In Likutei Moharan, Rebbe Nachman teaches: “Whoever wants to truly repent should become accustomed to reciting the Psalms, because saying the Psalms helps a person to repent. There are fifty gates of repentance. Forty-nine of the gates can be attained and entered by any person, but the fiftieth gate is the aspect of the “repentance” of G-d Himself, because even by G-d Himself we find there is an aspect of repentance as it is written, “Return to me and I will return to you.”
In this lesson, it is explained that these forty-nine gates correspond to the forty-nine letters in the names of the tribes (and as is known, every Jew has a part in the names of the twelve tribes of G-d). And parallel to these forty-nine gates, are the forty-nine days of the Counting of the Omer. Rabbi Nachman explains: “Thus, after we were purified in Egypt, we merited to go out from there. We counted the forty-nine days of the Counting of the Omer which are parallel to the forty-nine Gates of Repentance, and this is also the aspect of the forty-nine letters in the names of the tribes. On the fiftieth day: ‘G-d came down on Mount Sinai.’ This is the aspect of ‘I will return to you,’ which is the aspect of the repentance of G-d Himself, the aspect of the Fiftieth Gate” (Likutei Moharan II:73).

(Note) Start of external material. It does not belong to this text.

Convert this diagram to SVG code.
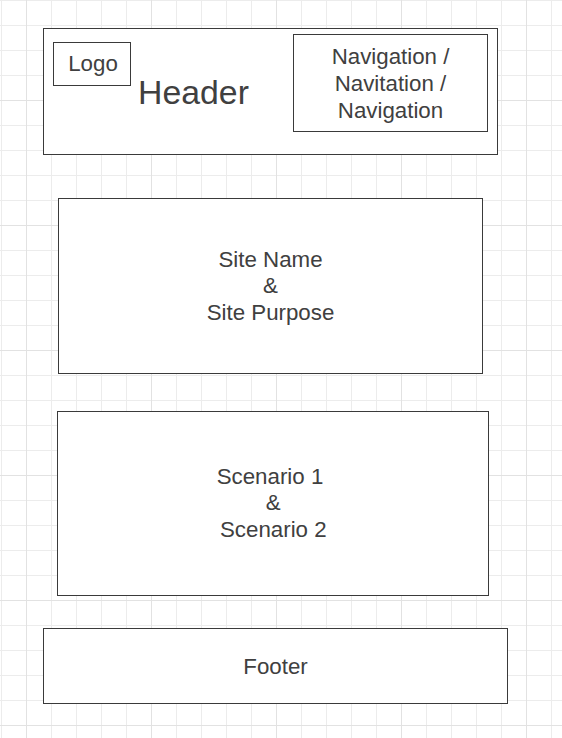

Similarly, Rabbi Natan explains that the Menorah also reflects this aspect of the demonstrating a parallel to the forty-nine gates of holiness that anyone can enter. When the prophet mentions the Menorah (Zechariah 4:2) he describes seven lamps with seven ducts for each of the lamps. This means that each lamp had seven small channels that the oil would trickle through via the ducts (Rashi). Thus, we have forty-nine ducts that paralleled the forty-nine gates of repentance.
When a person does everything he can, despite the fact that he will be unable to enter the Fiftieth Gate, then The Holy One, blessed be He, completes His part and descends on Mount Sinai in the aspect of “I will return to you.” So too, when we make our own efforts doing whatever we are able to do, the Creator will complete his part and let us in to the Fiftieth Gate!